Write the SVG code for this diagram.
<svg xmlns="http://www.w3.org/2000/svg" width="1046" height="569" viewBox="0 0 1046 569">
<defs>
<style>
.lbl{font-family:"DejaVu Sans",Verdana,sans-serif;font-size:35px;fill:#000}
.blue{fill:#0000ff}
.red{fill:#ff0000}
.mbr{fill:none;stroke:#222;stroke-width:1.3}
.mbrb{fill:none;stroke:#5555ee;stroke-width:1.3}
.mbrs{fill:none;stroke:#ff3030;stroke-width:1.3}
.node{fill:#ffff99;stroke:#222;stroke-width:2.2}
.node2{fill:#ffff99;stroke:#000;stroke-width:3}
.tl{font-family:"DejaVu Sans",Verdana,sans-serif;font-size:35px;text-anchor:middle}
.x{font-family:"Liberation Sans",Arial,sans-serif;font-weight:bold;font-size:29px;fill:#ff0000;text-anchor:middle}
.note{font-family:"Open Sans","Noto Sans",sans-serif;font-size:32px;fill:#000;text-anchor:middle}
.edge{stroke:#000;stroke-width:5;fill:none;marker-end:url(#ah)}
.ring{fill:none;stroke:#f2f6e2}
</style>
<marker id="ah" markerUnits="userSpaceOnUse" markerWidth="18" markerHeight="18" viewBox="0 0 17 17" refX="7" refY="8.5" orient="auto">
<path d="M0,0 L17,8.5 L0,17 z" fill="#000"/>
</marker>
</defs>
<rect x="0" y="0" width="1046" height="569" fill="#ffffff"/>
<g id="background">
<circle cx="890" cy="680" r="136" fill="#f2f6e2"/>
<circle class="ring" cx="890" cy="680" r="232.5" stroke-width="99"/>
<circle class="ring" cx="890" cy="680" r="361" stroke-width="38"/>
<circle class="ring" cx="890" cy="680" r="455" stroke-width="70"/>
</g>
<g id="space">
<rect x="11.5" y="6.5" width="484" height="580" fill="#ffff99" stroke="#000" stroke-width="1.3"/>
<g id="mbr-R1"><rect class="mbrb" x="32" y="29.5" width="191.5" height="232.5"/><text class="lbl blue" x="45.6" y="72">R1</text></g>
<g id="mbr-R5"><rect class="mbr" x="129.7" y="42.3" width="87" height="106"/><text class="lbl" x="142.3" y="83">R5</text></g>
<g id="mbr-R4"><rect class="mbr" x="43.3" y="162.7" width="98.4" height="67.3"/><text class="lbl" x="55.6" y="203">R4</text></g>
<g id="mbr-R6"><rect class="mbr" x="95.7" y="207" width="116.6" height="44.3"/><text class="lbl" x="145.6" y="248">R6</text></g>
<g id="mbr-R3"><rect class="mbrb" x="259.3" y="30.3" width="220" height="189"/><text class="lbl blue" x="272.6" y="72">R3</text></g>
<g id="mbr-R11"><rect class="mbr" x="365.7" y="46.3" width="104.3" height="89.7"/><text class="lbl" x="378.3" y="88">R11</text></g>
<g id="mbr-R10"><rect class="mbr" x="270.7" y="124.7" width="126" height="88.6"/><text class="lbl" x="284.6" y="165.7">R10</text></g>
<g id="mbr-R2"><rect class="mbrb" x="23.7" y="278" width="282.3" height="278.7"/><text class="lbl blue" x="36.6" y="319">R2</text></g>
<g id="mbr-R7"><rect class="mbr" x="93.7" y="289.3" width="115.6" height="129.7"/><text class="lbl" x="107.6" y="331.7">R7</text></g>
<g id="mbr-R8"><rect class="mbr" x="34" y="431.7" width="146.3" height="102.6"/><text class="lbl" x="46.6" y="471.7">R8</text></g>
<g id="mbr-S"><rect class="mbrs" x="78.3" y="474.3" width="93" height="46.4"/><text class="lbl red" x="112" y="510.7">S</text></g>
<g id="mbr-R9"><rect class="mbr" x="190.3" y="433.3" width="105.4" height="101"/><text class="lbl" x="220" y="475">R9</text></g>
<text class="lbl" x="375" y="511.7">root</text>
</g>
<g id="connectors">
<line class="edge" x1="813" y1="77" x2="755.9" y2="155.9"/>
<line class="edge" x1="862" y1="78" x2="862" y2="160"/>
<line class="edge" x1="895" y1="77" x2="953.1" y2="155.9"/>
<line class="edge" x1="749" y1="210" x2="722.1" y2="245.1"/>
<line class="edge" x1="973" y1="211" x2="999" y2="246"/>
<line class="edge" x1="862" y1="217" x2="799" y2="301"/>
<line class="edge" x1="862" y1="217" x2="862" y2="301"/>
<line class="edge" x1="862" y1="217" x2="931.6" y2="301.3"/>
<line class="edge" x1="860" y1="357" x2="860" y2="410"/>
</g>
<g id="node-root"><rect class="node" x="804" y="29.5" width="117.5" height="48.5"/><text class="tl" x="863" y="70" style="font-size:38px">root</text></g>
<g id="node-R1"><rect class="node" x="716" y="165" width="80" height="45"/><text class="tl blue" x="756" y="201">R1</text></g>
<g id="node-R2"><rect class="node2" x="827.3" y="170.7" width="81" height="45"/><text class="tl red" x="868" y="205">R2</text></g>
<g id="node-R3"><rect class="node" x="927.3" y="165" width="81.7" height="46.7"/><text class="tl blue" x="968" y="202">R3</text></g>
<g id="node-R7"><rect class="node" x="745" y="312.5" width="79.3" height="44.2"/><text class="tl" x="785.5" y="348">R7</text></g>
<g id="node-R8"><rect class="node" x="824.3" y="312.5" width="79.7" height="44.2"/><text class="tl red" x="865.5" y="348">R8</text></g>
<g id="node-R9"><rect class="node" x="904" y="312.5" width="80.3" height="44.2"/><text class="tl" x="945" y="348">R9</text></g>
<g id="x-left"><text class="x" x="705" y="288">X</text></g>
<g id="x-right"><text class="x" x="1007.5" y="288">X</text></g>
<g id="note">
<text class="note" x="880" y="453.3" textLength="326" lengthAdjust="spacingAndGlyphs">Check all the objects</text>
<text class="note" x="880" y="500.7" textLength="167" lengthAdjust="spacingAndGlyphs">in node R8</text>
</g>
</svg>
_ _ _
### WHAT TO DO:
Write down every line of the data exactly as it appears above.

### TASK RESULT:
Write the SVG code for this diagram.
<svg xmlns="http://www.w3.org/2000/svg" width="1046" height="569" viewBox="0 0 1046 569">
<defs>
<style>
.lbl{font-family:"DejaVu Sans",Verdana,sans-serif;font-size:35px;fill:#000}
.blue{fill:#0000ff}
.red{fill:#ff0000}
.mbr{fill:none;stroke:#222;stroke-width:1.3}
.mbrb{fill:none;stroke:#5555ee;stroke-width:1.3}
.mbrs{fill:none;stroke:#ff3030;stroke-width:1.3}
.node{fill:#ffff99;stroke:#222;stroke-width:2.2}
.node2{fill:#ffff99;stroke:#000;stroke-width:3}
.tl{font-family:"DejaVu Sans",Verdana,sans-serif;font-size:35px;text-anchor:middle}
.x{font-family:"Liberation Sans",Arial,sans-serif;font-weight:bold;font-size:29px;fill:#ff0000;text-anchor:middle}
.note{font-family:"Open Sans","Noto Sans",sans-serif;font-size:32px;fill:#000;text-anchor:middle}
.edge{stroke:#000;stroke-width:5;fill:none;marker-end:url(#ah)}
.ring{fill:none;stroke:#f2f6e2}
</style>
<marker id="ah" markerUnits="userSpaceOnUse" markerWidth="18" markerHeight="18" viewBox="0 0 17 17" refX="7" refY="8.5" orient="auto">
<path d="M0,0 L17,8.5 L0,17 z" fill="#000"/>
</marker>
</defs>
<rect x="0" y="0" width="1046" height="569" fill="#ffffff"/>
<g id="background">
<circle cx="890" cy="680" r="136" fill="#f2f6e2"/>
<circle class="ring" cx="890" cy="680" r="232.5" stroke-width="99"/>
<circle class="ring" cx="890" cy="680" r="361" stroke-width="38"/>
<circle class="ring" cx="890" cy="680" r="455" stroke-width="70"/>
</g>
<g id="space">
<rect x="11.5" y="6.5" width="484" height="580" fill="#ffff99" stroke="#000" stroke-width="1.3"/>
<g id="mbr-R1"><rect class="mbrb" x="32" y="29.5" width="191.5" height="232.5"/><text class="lbl blue" x="45.6" y="72">R1</text></g>
<g id="mbr-R5"><rect class="mbr" x="129.7" y="42.3" width="87" height="106"/><text class="lbl" x="142.3" y="83">R5</text></g>
<g id="mbr-R4"><rect class="mbr" x="43.3" y="162.7" width="98.4" height="67.3"/><text class="lbl" x="55.6" y="203">R4</text></g>
<g id="mbr-R6"><rect class="mbr" x="95.7" y="207" width="116.6" height="44.3"/><text class="lbl" x="145.6" y="248">R6</text></g>
<g id="mbr-R3"><rect class="mbrb" x="259.3" y="30.3" width="220" height="189"/><text class="lbl blue" x="272.6" y="72">R3</text></g>
<g id="mbr-R11"><rect class="mbr" x="365.7" y="46.3" width="104.3" height="89.7"/><text class="lbl" x="378.3" y="88">R11</text></g>
<g id="mbr-R10"><rect class="mbr" x="270.7" y="124.7" width="126" height="88.6"/><text class="lbl" x="284.6" y="165.7">R10</text></g>
<g id="mbr-R2"><rect class="mbrb" x="23.7" y="278" width="282.3" height="278.7"/><text class="lbl blue" x="36.6" y="319">R2</text></g>
<g id="mbr-R7"><rect class="mbr" x="93.7" y="289.3" width="115.6" height="129.7"/><text class="lbl" x="107.6" y="331.7">R7</text></g>
<g id="mbr-R8"><rect class="mbr" x="34" y="431.7" width="146.3" height="102.6"/><text class="lbl" x="46.6" y="471.7">R8</text></g>
<g id="mbr-S"><rect class="mbrs" x="78.3" y="474.3" width="93" height="46.4"/><text class="lbl red" x="112" y="510.7">S</text></g>
<g id="mbr-R9"><rect class="mbr" x="190.3" y="433.3" width="105.4" height="101"/><text class="lbl" x="220" y="475">R9</text></g>
<text class="lbl" x="375" y="511.7">root</text>
</g>
<g id="connectors">
<line class="edge" x1="813" y1="77" x2="755.9" y2="155.9"/>
<line class="edge" x1="862" y1="78" x2="862" y2="160"/>
<line class="edge" x1="895" y1="77" x2="953.1" y2="155.9"/>
<line class="edge" x1="749" y1="210" x2="722.1" y2="245.1"/>
<line class="edge" x1="973" y1="211" x2="999" y2="246"/>
<line class="edge" x1="862" y1="217" x2="799" y2="301"/>
<line class="edge" x1="862" y1="217" x2="862" y2="301"/>
<line class="edge" x1="862" y1="217" x2="931.6" y2="301.3"/>
<line class="edge" x1="860" y1="357" x2="860" y2="410"/>
</g>
<g id="node-root"><rect class="node" x="804" y="29.5" width="117.5" height="48.5"/><text class="tl" x="863" y="70" style="font-size:38px">root</text></g>
<g id="node-R1"><rect class="node" x="716" y="165" width="80" height="45"/><text class="tl blue" x="756" y="201">R1</text></g>
<g id="node-R2"><rect class="node2" x="827.3" y="170.7" width="81" height="45"/><text class="tl red" x="868" y="205">R2</text></g>
<g id="node-R3"><rect class="node" x="927.3" y="165" width="81.7" height="46.7"/><text class="tl blue" x="968" y="202">R3</text></g>
<g id="node-R7"><rect class="node" x="745" y="312.5" width="79.3" height="44.2"/><text class="tl" x="785.5" y="348">R7</text></g>
<g id="node-R8"><rect class="node" x="824.3" y="312.5" width="79.7" height="44.2"/><text class="tl red" x="865.5" y="348">R8</text></g>
<g id="node-R9"><rect class="node" x="904" y="312.5" width="80.3" height="44.2"/><text class="tl" x="945" y="348">R9</text></g>
<g id="x-left"><text class="x" x="705" y="288">X</text></g>
<g id="x-right"><text class="x" x="1007.5" y="288">X</text></g>
<g id="note">
<text class="note" x="880" y="453.3" textLength="326" lengthAdjust="spacingAndGlyphs">Check all the objects</text>
<text class="note" x="880" y="500.7" textLength="167" lengthAdjust="spacingAndGlyphs">in node R8</text>
</g>
</svg>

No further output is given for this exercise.